Insights into laminarisation and turbulence dynamics in spatially accelerating flows

Spatially accelerating turbulent flows occur in many applications and contain intriguing flow phenomena, most notably laminarisation, which causes rapid changes in flow characteristics in strong accelerations. This study uses numerical simulations to provide new insights into the turbulence dynamics that lead to the emergence of laminarisation in these flows. This study has used the open-source solvers CHAPSim and Incompact3D, implementing and validating a method for simulating spatially accelerating turbulent boundary layers (TBLs). It is shown that the turbulence response in spatially accelerating flows is dominated by a three-stage transition-like process in the near-wall region similar to that which occurs in a temporally accelerating flow (He & Seddighi, J. Fluid Mech. 715:60-102, 2013), noting that spatially accelerating flows are more complex due to influence of flow contraction and spatial development.\par

The study comprises three investigations. First, a direct numerical simulation (DNS) of an idealised spatial acceleration is examined, where longitudinally accelerating moving walls are used to create a relative spatial acceleration, removing the influence of flow contraction. This flow has been found to be described by a three-stage process akin to the bypass transition of a laminar boundary layer. During pre-transition, a new boundary layer forms due to the viscous resistance to the acceleration provided by the wall. This thin layer of enhanced mean shear amplifies the near-wall streaks through the lift-up effect without significantly affecting the transverse motions. At the onset of the transition stage, these streaks break down, forming turbulent spots which grow in the spanwise direction until the wall is covered in newly generated turbulence. Finally, this turbulence spreads into the core in the fully turbulent stage. This flow exhibits many similarities with more typical spatial accelerating flows, such as the amplification of the streaks and the changes in their spanwise scale.

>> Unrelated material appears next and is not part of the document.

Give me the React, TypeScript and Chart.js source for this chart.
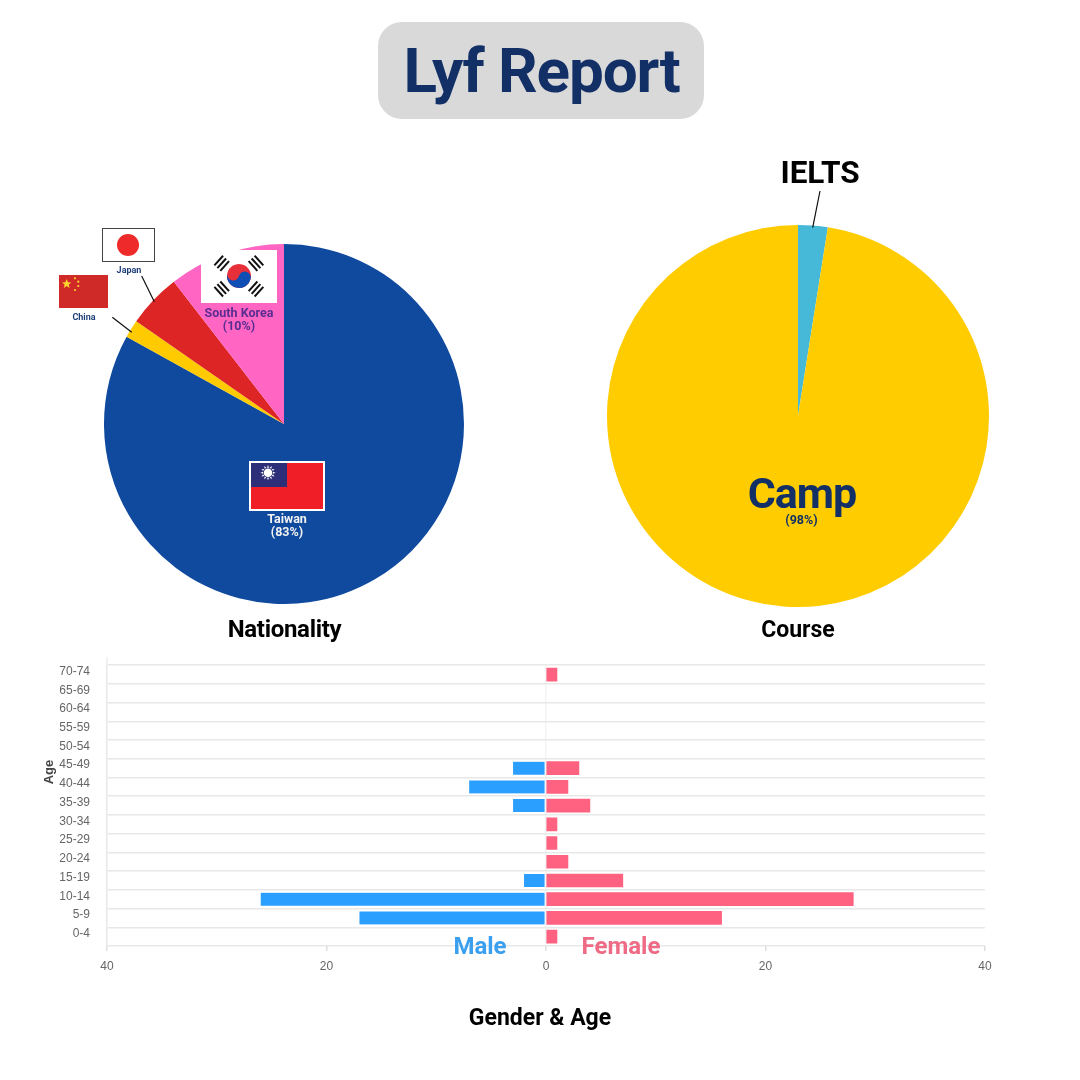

In the second investigation, spatially accelerating TBLs are studied, which incorporates the effect of the flow contraction. Four simulations were conducted over a range of acceleration rates, including laminarising accelerations and weaker cases that did not show signs of laminarisation. All cases are characterised by a transition process that resulted from the development of a new boundary layer similar to the moving wall acceleration. However, flow contraction also results in a flattening of the mean velocity profile away from the wall. Differences emerged between the stronger and weaker accelerations during the pre-transition stage, with the laminarising cases exhibiting an absolute attenuation of the transverse stresses in the inner layer, whereas in the weaker accelerations, the transverse stresses remain largely unchanged close to the wall. The differences between the weak and strong acceleration can be traced to distinct behaviours in the intercomponent energy transfer close to the wall, particularly for the wall-normal component.

Finally, spatially accelerating TBLs are compared with a carefully established equivalent temporally accelerating channel flow to improve the understanding of the similarities and differences between these two types of acceleration. Previous studies have often highlighted the apparent similarities between the accelerations, but no direct comparison has been done previously. To facilitate the comparison, the acceleration parameter and freestream/centreline velocities were matched throughout the accelerations. The mean flow parameters exhibit generally similar variations in both accelerations, but the excursions in the skin friction coefficient and shape factor are significantly greater in the spatial acceleration cases, primarily due to the influence of flow contraction. During the pre-transition region, the turbulence response shared some similarities, with the near-wall peak of the streamwise Reynolds stress nearly collapsing between the spatial and temporal accelerations. However, the strong reductions in streamwise turbulence away from the wall and the transverse components everywhere are observed in strong spatial accelerations but not in temporal cases.